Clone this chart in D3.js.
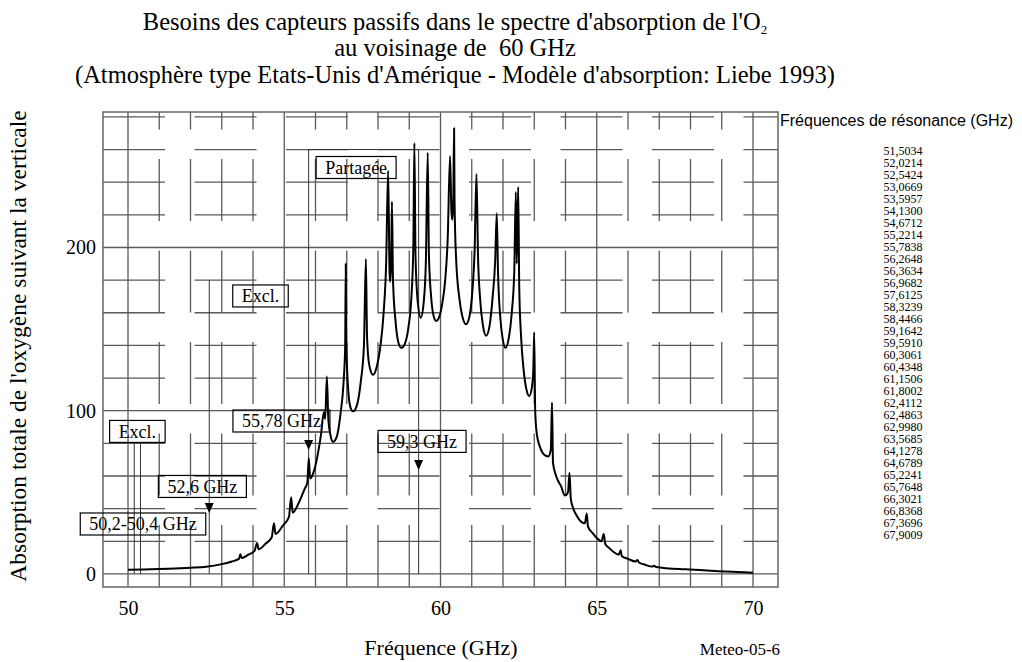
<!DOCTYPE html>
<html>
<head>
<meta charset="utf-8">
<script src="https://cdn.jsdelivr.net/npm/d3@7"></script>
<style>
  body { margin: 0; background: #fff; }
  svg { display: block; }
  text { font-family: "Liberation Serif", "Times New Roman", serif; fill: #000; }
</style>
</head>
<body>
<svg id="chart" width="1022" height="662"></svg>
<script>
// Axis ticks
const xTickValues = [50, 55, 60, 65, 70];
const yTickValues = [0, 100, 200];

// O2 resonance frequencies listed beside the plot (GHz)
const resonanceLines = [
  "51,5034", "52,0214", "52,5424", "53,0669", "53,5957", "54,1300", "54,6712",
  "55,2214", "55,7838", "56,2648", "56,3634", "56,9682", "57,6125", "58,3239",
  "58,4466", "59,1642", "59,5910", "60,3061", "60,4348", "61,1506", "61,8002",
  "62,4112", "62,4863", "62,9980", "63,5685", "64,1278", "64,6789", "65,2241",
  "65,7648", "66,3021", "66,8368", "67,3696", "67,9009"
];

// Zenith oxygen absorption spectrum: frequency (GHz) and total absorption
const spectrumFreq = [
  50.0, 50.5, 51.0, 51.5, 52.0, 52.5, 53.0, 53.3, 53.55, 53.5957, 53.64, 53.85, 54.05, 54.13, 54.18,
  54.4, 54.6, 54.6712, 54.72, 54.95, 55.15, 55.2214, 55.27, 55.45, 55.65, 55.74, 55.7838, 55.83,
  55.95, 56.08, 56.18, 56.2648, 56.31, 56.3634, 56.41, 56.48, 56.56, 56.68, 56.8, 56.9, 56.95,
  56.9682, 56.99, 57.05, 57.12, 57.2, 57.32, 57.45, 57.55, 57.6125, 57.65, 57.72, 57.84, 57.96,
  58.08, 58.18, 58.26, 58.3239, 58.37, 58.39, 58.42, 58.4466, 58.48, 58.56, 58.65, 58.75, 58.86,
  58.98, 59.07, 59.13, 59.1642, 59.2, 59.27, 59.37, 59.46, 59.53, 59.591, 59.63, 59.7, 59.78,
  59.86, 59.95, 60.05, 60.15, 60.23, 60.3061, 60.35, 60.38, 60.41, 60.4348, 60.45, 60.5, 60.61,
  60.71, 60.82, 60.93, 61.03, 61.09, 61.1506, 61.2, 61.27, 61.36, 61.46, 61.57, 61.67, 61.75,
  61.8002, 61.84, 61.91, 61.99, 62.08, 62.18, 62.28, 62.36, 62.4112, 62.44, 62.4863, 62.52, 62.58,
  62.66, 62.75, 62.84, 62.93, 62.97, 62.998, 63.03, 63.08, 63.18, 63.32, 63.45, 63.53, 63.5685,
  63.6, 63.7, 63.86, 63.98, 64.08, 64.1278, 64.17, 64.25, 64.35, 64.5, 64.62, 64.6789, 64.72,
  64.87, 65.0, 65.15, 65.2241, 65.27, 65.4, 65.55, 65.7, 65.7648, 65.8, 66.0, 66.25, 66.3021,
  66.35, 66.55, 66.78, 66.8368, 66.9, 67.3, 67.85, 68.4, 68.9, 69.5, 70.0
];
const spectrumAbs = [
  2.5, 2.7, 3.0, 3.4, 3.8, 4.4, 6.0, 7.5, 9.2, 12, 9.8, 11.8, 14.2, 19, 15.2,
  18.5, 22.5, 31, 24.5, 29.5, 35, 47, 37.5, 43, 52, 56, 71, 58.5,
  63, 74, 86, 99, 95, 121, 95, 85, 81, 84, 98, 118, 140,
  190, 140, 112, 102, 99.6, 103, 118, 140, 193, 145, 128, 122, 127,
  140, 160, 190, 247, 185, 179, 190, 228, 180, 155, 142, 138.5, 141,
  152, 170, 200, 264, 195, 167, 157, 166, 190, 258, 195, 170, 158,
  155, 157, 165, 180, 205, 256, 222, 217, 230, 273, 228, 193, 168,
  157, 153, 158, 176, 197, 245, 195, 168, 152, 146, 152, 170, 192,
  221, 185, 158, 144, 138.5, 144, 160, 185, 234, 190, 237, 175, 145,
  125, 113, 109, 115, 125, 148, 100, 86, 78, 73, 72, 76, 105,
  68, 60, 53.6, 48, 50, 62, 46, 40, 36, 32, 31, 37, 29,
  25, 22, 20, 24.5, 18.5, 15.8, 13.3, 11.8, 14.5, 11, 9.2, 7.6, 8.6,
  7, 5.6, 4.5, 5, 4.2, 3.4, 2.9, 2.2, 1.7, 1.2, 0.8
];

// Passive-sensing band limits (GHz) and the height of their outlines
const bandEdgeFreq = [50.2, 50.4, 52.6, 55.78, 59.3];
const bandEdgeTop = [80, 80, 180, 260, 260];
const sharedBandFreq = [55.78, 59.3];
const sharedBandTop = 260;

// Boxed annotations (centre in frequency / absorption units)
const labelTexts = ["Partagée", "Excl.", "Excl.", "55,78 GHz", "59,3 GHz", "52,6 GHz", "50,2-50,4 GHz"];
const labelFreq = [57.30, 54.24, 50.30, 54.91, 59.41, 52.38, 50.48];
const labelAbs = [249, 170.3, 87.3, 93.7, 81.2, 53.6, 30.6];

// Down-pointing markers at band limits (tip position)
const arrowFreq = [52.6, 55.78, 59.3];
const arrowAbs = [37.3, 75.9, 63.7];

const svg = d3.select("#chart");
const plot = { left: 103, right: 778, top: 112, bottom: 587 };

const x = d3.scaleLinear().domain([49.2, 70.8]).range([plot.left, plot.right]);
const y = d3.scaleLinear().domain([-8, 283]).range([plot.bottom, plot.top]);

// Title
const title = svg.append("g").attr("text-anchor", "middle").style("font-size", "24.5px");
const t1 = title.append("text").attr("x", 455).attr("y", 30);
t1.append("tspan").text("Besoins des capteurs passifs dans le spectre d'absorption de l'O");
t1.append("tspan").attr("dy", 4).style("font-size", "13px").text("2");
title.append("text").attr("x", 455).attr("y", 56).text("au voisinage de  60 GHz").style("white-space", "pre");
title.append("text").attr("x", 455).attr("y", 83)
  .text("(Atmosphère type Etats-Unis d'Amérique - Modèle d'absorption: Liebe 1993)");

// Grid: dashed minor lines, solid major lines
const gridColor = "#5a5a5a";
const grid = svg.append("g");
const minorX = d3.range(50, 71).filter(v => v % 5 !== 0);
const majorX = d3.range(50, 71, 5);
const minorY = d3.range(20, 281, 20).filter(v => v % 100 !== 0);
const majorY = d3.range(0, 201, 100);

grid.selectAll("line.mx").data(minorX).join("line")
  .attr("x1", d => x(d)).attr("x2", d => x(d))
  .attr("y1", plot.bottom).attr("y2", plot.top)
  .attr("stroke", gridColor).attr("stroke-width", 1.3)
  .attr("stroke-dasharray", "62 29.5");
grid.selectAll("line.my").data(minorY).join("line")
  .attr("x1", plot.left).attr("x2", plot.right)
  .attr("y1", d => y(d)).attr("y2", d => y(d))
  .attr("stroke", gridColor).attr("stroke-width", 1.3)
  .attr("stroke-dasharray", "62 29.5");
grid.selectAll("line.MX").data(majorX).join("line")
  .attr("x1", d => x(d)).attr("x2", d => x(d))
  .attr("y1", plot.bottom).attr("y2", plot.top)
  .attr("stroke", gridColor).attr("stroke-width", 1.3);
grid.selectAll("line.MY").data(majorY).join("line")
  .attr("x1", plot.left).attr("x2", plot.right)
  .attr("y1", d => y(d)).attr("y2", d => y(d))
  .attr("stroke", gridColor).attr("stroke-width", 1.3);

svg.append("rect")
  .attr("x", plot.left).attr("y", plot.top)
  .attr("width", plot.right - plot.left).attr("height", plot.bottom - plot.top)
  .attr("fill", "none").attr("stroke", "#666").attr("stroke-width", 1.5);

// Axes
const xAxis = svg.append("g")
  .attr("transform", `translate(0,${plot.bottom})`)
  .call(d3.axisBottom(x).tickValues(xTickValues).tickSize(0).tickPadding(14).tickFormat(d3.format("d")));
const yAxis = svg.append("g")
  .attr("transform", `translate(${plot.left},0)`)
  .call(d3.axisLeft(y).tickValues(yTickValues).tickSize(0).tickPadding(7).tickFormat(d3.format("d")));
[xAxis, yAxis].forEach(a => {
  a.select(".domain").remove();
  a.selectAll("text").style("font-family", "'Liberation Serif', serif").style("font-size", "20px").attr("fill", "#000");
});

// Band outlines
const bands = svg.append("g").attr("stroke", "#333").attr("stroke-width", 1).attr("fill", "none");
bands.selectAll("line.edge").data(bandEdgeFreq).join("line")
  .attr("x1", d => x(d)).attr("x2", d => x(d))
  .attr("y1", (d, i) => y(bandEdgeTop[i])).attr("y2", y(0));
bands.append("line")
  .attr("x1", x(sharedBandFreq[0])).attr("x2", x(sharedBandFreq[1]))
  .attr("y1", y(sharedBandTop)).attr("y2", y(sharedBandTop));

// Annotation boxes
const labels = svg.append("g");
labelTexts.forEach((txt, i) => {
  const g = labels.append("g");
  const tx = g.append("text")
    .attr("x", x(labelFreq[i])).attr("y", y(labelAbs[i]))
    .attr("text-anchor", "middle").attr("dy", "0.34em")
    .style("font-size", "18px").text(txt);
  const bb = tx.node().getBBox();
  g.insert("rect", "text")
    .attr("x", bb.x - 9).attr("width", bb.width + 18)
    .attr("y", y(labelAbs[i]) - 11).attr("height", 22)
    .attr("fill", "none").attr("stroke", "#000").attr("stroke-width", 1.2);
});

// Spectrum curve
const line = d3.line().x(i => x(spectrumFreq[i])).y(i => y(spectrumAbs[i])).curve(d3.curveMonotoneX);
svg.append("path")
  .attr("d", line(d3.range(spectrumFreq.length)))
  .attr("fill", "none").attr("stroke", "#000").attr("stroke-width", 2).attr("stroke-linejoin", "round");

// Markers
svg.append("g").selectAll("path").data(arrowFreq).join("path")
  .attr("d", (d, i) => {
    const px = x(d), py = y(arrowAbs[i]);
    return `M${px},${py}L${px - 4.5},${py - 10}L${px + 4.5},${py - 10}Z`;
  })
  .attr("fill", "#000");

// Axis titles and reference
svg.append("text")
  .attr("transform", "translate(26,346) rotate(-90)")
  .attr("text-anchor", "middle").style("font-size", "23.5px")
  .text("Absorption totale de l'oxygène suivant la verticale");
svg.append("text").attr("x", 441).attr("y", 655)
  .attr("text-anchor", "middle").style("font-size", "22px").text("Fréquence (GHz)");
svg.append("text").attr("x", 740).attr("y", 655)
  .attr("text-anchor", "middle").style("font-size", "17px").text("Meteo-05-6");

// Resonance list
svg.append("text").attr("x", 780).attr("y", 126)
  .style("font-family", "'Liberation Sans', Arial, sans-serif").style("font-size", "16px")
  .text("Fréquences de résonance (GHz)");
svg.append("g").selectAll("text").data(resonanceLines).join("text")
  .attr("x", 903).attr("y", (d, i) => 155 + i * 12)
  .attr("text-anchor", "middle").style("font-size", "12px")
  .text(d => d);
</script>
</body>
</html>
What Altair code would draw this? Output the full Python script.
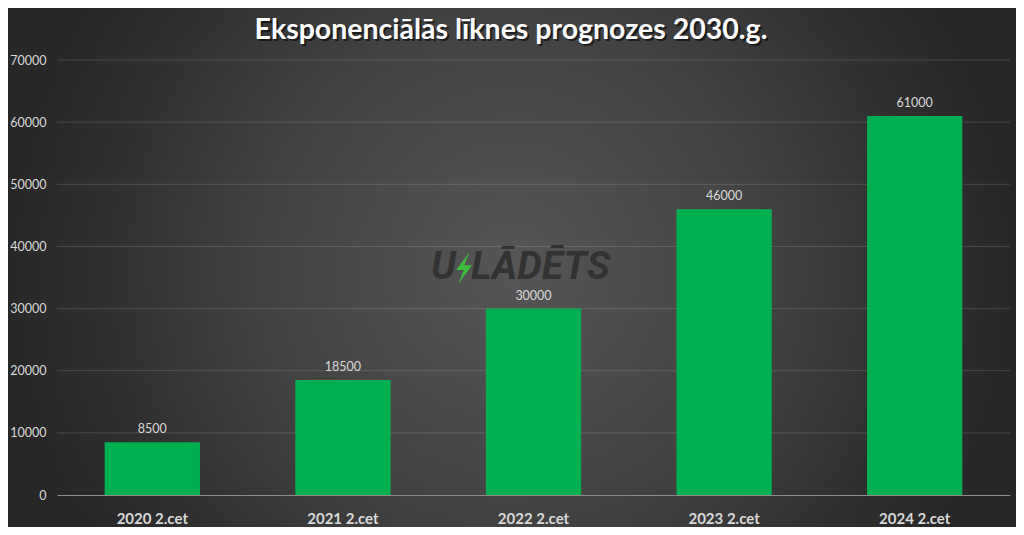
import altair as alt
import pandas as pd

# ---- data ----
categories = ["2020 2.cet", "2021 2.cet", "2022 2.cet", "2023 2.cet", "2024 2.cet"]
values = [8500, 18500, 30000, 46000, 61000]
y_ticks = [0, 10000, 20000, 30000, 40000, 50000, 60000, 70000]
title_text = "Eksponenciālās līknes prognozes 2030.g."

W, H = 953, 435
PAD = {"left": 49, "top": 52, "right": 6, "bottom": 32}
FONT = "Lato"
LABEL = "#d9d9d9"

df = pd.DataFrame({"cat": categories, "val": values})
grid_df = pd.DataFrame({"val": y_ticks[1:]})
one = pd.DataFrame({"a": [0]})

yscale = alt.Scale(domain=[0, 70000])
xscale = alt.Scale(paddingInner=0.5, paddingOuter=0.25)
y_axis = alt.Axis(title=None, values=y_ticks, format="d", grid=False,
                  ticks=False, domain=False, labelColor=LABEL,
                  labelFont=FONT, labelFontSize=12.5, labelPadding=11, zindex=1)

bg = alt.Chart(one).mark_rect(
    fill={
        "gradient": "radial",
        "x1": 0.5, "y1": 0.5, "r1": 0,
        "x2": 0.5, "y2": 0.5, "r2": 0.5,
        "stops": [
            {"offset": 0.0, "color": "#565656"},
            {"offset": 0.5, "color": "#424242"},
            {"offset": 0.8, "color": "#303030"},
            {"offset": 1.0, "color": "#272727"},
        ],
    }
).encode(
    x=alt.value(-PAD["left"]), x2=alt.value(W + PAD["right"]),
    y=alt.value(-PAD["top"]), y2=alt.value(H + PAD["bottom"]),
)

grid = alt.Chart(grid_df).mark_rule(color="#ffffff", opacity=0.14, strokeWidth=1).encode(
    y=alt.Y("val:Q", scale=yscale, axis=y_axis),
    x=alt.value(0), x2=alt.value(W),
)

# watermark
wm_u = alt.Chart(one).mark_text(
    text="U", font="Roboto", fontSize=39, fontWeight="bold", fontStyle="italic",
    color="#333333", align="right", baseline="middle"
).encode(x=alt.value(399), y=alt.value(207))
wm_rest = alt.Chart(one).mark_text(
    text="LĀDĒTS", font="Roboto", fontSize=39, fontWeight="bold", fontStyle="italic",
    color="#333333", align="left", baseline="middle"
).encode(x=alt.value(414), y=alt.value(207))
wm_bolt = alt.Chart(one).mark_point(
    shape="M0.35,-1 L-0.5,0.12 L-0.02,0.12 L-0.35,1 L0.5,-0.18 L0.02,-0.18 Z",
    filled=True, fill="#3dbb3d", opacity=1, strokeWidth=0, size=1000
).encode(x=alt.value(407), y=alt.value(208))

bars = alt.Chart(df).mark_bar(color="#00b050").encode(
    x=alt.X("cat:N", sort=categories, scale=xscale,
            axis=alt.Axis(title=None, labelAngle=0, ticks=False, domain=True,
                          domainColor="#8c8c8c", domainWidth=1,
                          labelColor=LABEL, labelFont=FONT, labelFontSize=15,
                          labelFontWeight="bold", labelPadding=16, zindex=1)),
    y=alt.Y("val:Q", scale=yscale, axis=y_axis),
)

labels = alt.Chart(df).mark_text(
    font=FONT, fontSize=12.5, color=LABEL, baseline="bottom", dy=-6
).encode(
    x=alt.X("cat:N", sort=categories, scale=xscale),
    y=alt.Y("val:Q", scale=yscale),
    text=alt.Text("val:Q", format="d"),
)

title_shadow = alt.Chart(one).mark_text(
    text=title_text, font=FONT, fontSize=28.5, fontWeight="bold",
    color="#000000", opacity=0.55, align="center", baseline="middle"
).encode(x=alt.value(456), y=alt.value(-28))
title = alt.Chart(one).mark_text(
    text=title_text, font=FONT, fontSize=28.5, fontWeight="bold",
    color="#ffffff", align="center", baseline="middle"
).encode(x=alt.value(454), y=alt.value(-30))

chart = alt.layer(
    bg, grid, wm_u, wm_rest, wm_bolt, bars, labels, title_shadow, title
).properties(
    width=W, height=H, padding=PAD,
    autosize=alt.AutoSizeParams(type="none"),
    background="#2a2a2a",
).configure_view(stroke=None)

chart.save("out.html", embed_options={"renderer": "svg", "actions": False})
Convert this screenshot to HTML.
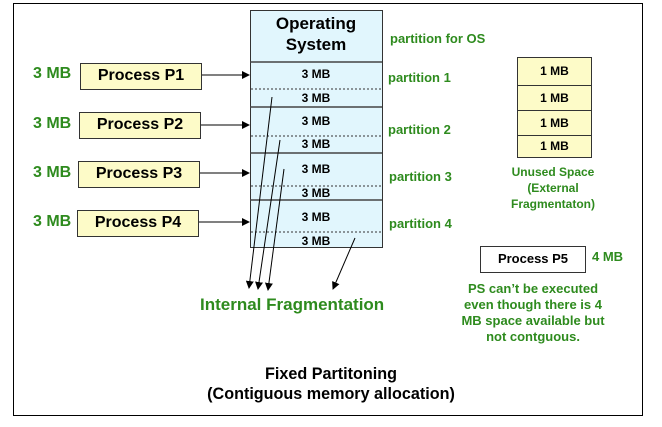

################

SHORT EXERCISE
The lines from the start of the entries above through the one containing "const yTickValues = [0, 100, 200];" are to be retyped exactly, and no others. Pictures are left out.

RESULT OF THE TASK
Clone this chart in D3.js.
<!DOCTYPE html>
<html>
<head>
<meta charset="utf-8">
<script src="https://cdn.jsdelivr.net/npm/d3@7"></script>
<style>
  body { margin: 0; background: #fff; }
  svg { display: block; }
  text { font-family: "Liberation Serif", "Times New Roman", serif; fill: #000; }
</style>
</head>
<body>
<svg id="chart" width="1022" height="662"></svg>
<script>
// Axis ticks
const xTickValues = [50, 55, 60, 65, 70];
const yTickValues = [0, 100, 200];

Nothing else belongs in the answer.